Vorerst kein WLAN in Hamburger Klassenzimmern

Angst vor »gefährlicher Strahlung« bringt IT-Projekt ins Straucheln

1. Dezember 2014, 14:57 Uhr | Stefan Adelmann
Vorerst keine Tablets und Notebooks für Hamburger Schüler
© Fotolia / contrastwerkstatt

Rund 1.300 Hamburger Schüler sollten innerhalb von zwei Jahren mit Notebooks und Tablets ausgestattet werden. Aufgrund gesundheitlicher sowie datenrechtlicher Bedenken liegt das Projekt vorerst auf Eis.

Bestrebungen, sechs Hamburger Schulen mit moderner Technik auszustatten, sind vorerst gestoppt. Noch im vergangenen Mai kündigte die zuständige Schulbehörde laut shz.de an, im Rahmen eines zweijährigen Projektes 30 Prozent der Schüler – rund 1.300 Schülerinnen und Schüler – mit Tablets sowie Notebooks auszustatten und eine WLAN-Infrastruktur für den Internetzzugang zu errichten. Allerdings wurden Stimmen laut, die an der Rechtmäßigkeit und der gefahrlosen Nutzung des Funknetzes zweifeln. Laut einem Behördensprecher prüft das Amt jetzt, ob »datenschutzrechtliche oder andere juristische Probleme« vorliegen.

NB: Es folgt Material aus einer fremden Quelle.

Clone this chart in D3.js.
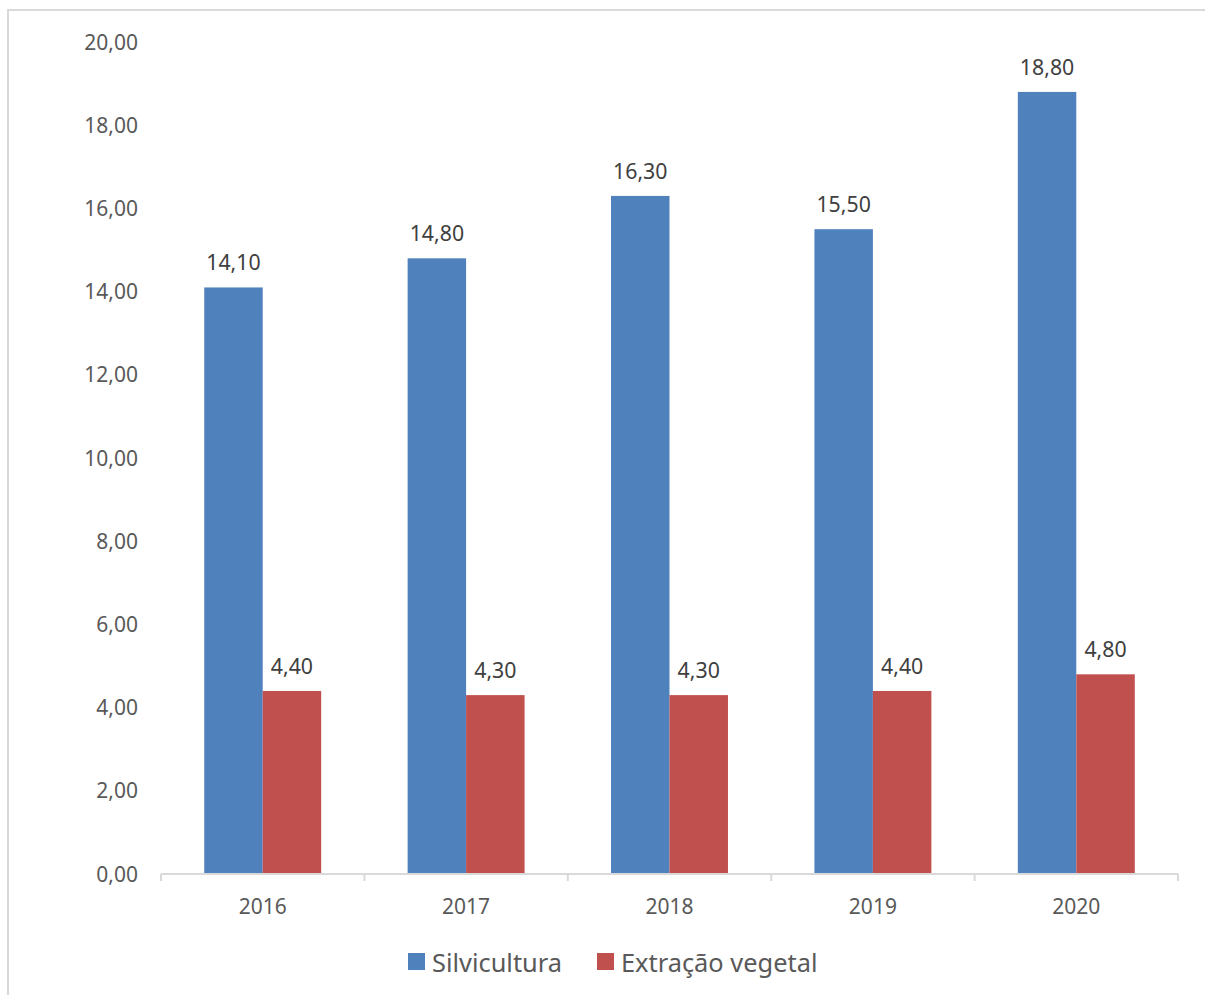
<!DOCTYPE html>
<html>
<head>
<meta charset="utf-8">
<script src="https://cdn.jsdelivr.net/npm/d3@7"></script>
<style>
  html, body { margin: 0; padding: 0; background: #fff; }
  svg { display: block; }
</style>
</head>
<body>
<div id="chart"></div>
<script>
const years = ['2016', '2017', '2018', '2019', '2020'];
const silvicultura = [14.1, 14.8, 16.3, 15.5, 18.8];
const extracaoVegetal = [4.4, 4.3, 4.3, 4.4, 4.8];
const seriesNames = ['Silvicultura', 'Extração vegetal'];
const seriesColors = ['#4f81bd', '#c0504d'];
const yTicks = [0, 2, 4, 6, 8, 10, 12, 14, 16, 18, 20];

const width = 1205, height = 995;
const margin = {top: 42, right: 27, bottom: 121, left: 161};
const font = '"Noto Sans", "Open Sans", sans-serif';
const textColor = '#595959';
const fmt = v => d3.format('.2f')(v).replace('.', ',');

const svg = d3.select('#chart')
    .append('svg')
    .attr('width', width)
    .attr('height', height);

// Chart frame (runs off the right and bottom edges)
svg.append('rect')
    .attr('x', 8).attr('y', 10)
    .attr('width', width + 20).attr('height', height + 20)
    .attr('fill', 'none')
    .attr('stroke', '#d9d9d9')
    .attr('stroke-width', 2);

const x = d3.scaleBand()
    .domain(years)
    .range([margin.left, width - margin.right])
    .paddingInner(0.425)
    .paddingOuter(0.2125);

const xSub = d3.scaleBand()
    .domain(seriesNames)
    .range([0, x.bandwidth()]);

const y = d3.scaleLinear()
    .domain([0, 20])
    .range([height - margin.bottom, margin.top]);

const data = years.map((yr, i) => ({
    year: yr,
    values: [
        {name: seriesNames[0], value: silvicultura[i]},
        {name: seriesNames[1], value: extracaoVegetal[i]}
    ]
}));

// Y axis labels only (no line, no grid)
svg.append('g')
    .attr('transform', `translate(${margin.left - 23},0)`)
    .call(d3.axisLeft(y).tickValues(yTicks).tickFormat(fmt).tickSize(0).tickPadding(0))
    .call(g => g.select('.domain').remove())
    .call(g => g.selectAll('text')
        .attr('font-family', font)
        .attr('font-size', '21px')
        .attr('fill', textColor)
        .attr('dy', '0.34em'));

// Bars
const groups = svg.selectAll('.year')
    .data(data)
    .enter()
    .append('g')
    .attr('class', 'year')
    .attr('transform', d => `translate(${x(d.year)},0)`);

groups.selectAll('rect')
    .data(d => d.values)
    .enter()
    .append('rect')
    .attr('x', d => xSub(d.name))
    .attr('y', d => y(d.value))
    .attr('width', xSub.bandwidth())
    .attr('height', d => y(0) - y(d.value))
    .attr('fill', (d, i) => seriesColors[i]);

// Value labels
groups.selectAll('text')
    .data(d => d.values)
    .enter()
    .append('text')
    .attr('x', d => xSub(d.name) + xSub.bandwidth() / 2)
    .attr('y', d => y(d.value) - 17)
    .attr('text-anchor', 'middle')
    .attr('font-family', font)
    .attr('font-size', '21.3px')
    .attr('fill', '#404040')
    .text(d => fmt(d.value));

// X axis: line with tick marks at band boundaries
const xAxis = svg.append('g')
    .attr('transform', `translate(0,${y(0)})`);

xAxis.append('line')
    .attr('x1', margin.left).attr('x2', width - margin.right)
    .attr('stroke', '#d9d9d9').attr('stroke-width', 2);

const step = x.step();
const boundaries = years.map(yr => x(yr) - x.paddingOuter() * step)
    .concat([width - margin.right]);

xAxis.selectAll('.tick-mark')
    .data(boundaries)
    .enter()
    .append('line')
    .attr('class', 'tick-mark')
    .attr('x1', d => d).attr('x2', d => d)
    .attr('y1', 0).attr('y2', 7)
    .attr('stroke', '#d9d9d9').attr('stroke-width', 2);

xAxis.selectAll('.year-label')
    .data(years)
    .enter()
    .append('text')
    .attr('class', 'year-label')
    .attr('x', d => x(d) + x.bandwidth() / 2)
    .attr('y', 40)
    .attr('text-anchor', 'middle')
    .attr('font-family', font)
    .attr('font-size', '21px')
    .attr('fill', textColor)
    .text(d => d);

// Legend
const legendX = [408, 597];
const legend = svg.append('g')
    .selectAll('g')
    .data(seriesNames)
    .enter()
    .append('g')
    .attr('transform', (d, i) => `translate(${legendX[i]},953)`);

legend.append('rect')
    .attr('width', 17).attr('height', 17)
    .attr('fill', (d, i) => seriesColors[i]);

legend.append('text')
    .attr('x', 24)
    .attr('y', 19)
    .attr('font-family', font)
    .attr('font-size', '25.4px')
    .attr('fill', textColor)
    .text(d => d);
</script>
</body>
</html>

Das groß angelegte IT-Projekt geriet besonders aufgrund des parteilosen Bürgerschaftsabgeordneten Walter Scheuerl in den Fokus der Öffentlichkeit. Laut von ihm vorgelegten Gutachten soll es innerhalb der Funknetze zu extrem hoher Strahlung kommen. Rückendeckung bekommt Scheuerl zumindest inhaltlich vom Ärztearbeitskreis Digitale Medien Stuttgart. Der Bund aus 20 Medizinern kritisiert in einem offenen Brief den Einsatz von digitalen Lernmitteln als »eine unkritische Übernahme eines Fortschritts-Hypes«. »Die Korrelation des Anstiegs von Überforderung, Kopfschmerzen, ADHS und psychischen Erkrankungen mit der wachsenden Nutzung der digitalen Medien ist besorgniserregend«, so der Ulmer Psychiater und Gehirnforscher Prof. Manfred Spitzer. »Spitzer weist nach, dass die digitalen Medien - zu früh und unkritisch eingesetzt - das Lernen behindern und zur >digitalen Demenz< führen können«, erklären die Mediziner weiterhin.

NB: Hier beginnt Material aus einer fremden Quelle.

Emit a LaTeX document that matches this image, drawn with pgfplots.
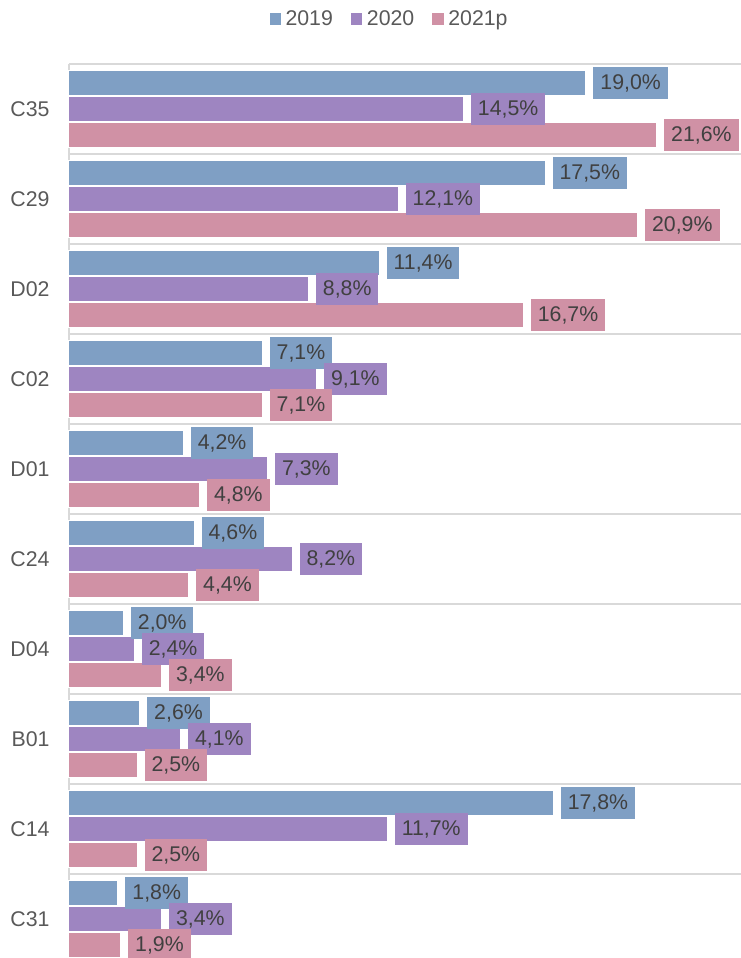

Ob Funknetzwerke tatsächlich schädliche Auswirkungen haben, ist seit Jahren umstritten. Es gibt zahlreiche Vertreter beider Seiten. Gegenüber shz.de sagte Dirk Petersen, Umweltexperte der Verbraucherzentrale Hamburg: »Es gibt aus unser Sicht keine verlässlichen Informationen, dass es schädlich ist.« Die Strahlung sei dafür viel zu gering.

Scheuerl soll es aber nicht nur um den vermeintlichen Elektrosmog gehen. Ebenso hinterfragt er, ob es Datenschutzerklärungen gibt und was passiert, wenn Sorgeberechtigte, volljährige Schüler und Lehrer diese nicht unterzeichnen. Diesen Punkt soll wiederum die Schulbehörde aktuell klären. »Die Behörde hatte das zuvor überhaupt nicht sorgfältig vorbereitet«, so Scheuerl. »Der Schuleinsatz für die Internetrecherche ist wichtig, es geht aber auch um Informationskompetenz.«

Der Education-Markt gilt in der ITK-Branche als enorm verheißungsvoll und als Chance für umfangreiche Projekte, die für Hersteller wie Partner sehr rentabel sein können. Allerdings ist gerade das deutsche Schulsystem so dezentralisiert strukturiert, dass Entscheidungen oft auf verschiedenen und vielen Schultern lasten. Auf welche Hürden Industrie und Channel treffen können, zeigt nicht zuletzt der Fall in Hamburg.